You can read a brief synopsis of each book on the reading list PDF file. Here was my short list of recommendations (with some brief notes):
- Factfulness, by Hans Rosling. Rosling developed Gapminder, and a strong proponent of using data rather than intuition to answer questions (I reviewed it here);
- Reinventing Capitalism in the Age of Big Data, by Viktor Mayer-Schonberger and Thomas Ramge. This one is one my soon-to-read list, but seems important for understanding the period of creative destruction we are going through right now;
- Economics Rules: The Rights and Wrongs of the Dismal Science, by Dani Rodrik. This one is a more sensible version of Doughnut Economics, by an author who is less in love with their own metaphors.

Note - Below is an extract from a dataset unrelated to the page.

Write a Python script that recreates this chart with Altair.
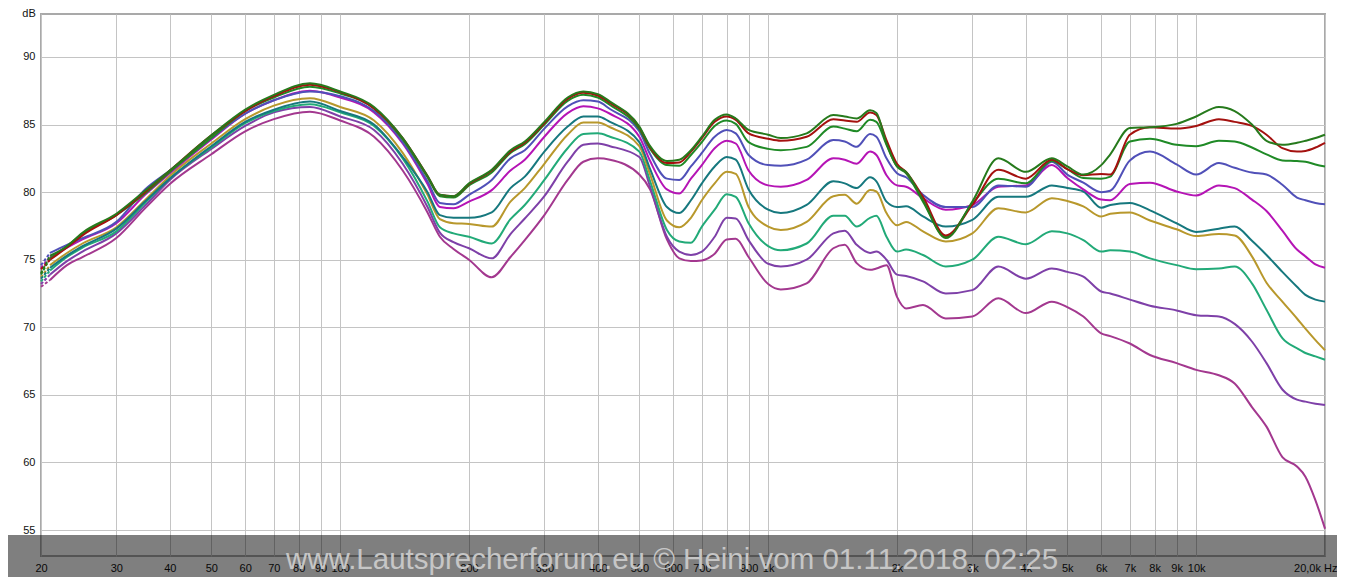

Rodrik himself notes that "this book both celebrates and critiques economics" (I reviewed it here);
- Scarcity: The New Science of Having Less and How It Defines Our Lives, by Sendhil Mullainathan and Eldar Shafit. I haven't read this one yet, but it looks like it strikes a good balance between empirical research and real-world application, while selling an important story about the importance of understanding how people respond to having less than they need.
- Economics for the Common Good, by Jean Tirole. This one is probably a bit dense, and long (560+ pp.) but I had to include something from a recent Nobel laureate. This is Tirole's reflections on the most important contributions to society that economics can make in the future.